After all, this is where our society expends its greatest energies, to protect those with the most from failure, from consequences … from the aftermath of the disasters they bring upon others. While more and more Americans keep going, without the security of health coverage or insurance for job losses or even access to a living wage, layers upon layers of legal kevlar protect the assets of the wealthy.

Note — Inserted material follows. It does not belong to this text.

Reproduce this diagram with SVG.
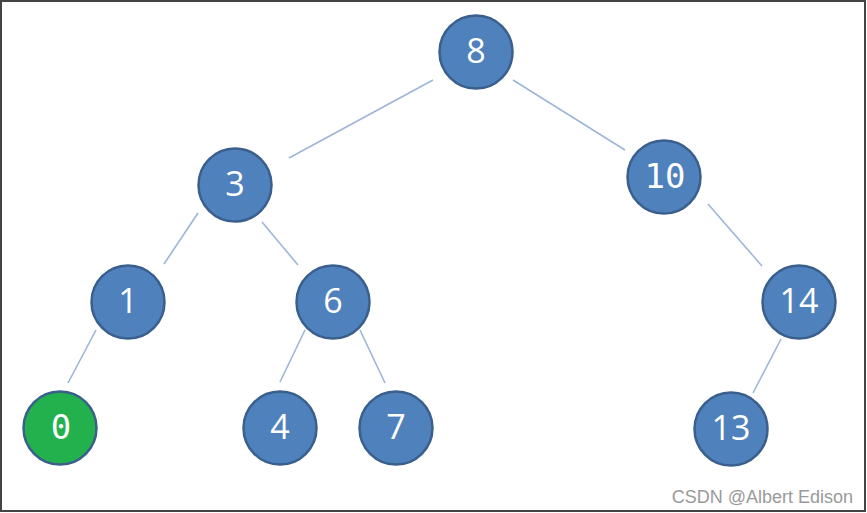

Trusts, overseas bank accounts, holding companies within holding companies protecting the incorporated Lords in their tailored bulletproof suits. Not for them the vagaries of nature … a quick ticket out on the platinum card, a cozy hotel waiting in another place, for the world is their playground. Feudal America has no need for keeps on hills or watery moats: these fiefdoms exist on fluid paper and international travel. They are fortresses created by the best estate and corporate lawyers money can buy. If a business plan goes bad, government is there to help to preserve it, to cover any losses. Losses for the bosses, that is: the lower level plebes will just have to fend for themselves.
While the Dauphin rides in his armored Cadillac Presidential Limousine , kept safe from the sight of those he rules by tinted bulletproof windows, soldiers fighting his illegal war for oil and American Hegemony are still underarmored in body and vehicles.
After all, what must be protected is what we value: money and power. Left to our own devices, many of us vote for the promise that if we’re good, if we get with the program, then maybe WE or our children will get access to that money, that power. No counter offer is forthcoming from an opposing party, for there is no real opposing party. The “other side” of our party-and-a-half system is itself mired in privilege and wealth and their very own armored vehicles. As they usher in a corporate counsel as the new Chief Justice of the highest court, we see that most of our leaders are just comfy with protecting a system they benefit from. No one is left to fight for the idea that there are other values beside cash and power, no one to stand for the belief that we the people had hoped to form a more perfect union. No one.
Meanwhile, the dead are ritually washed and ritually interred and ritually forgotten, as the shiny Peterbuilt trucks roll down the highway and the armored Cadillac limosines carry the comfortable from keep to safe and luxurious keep.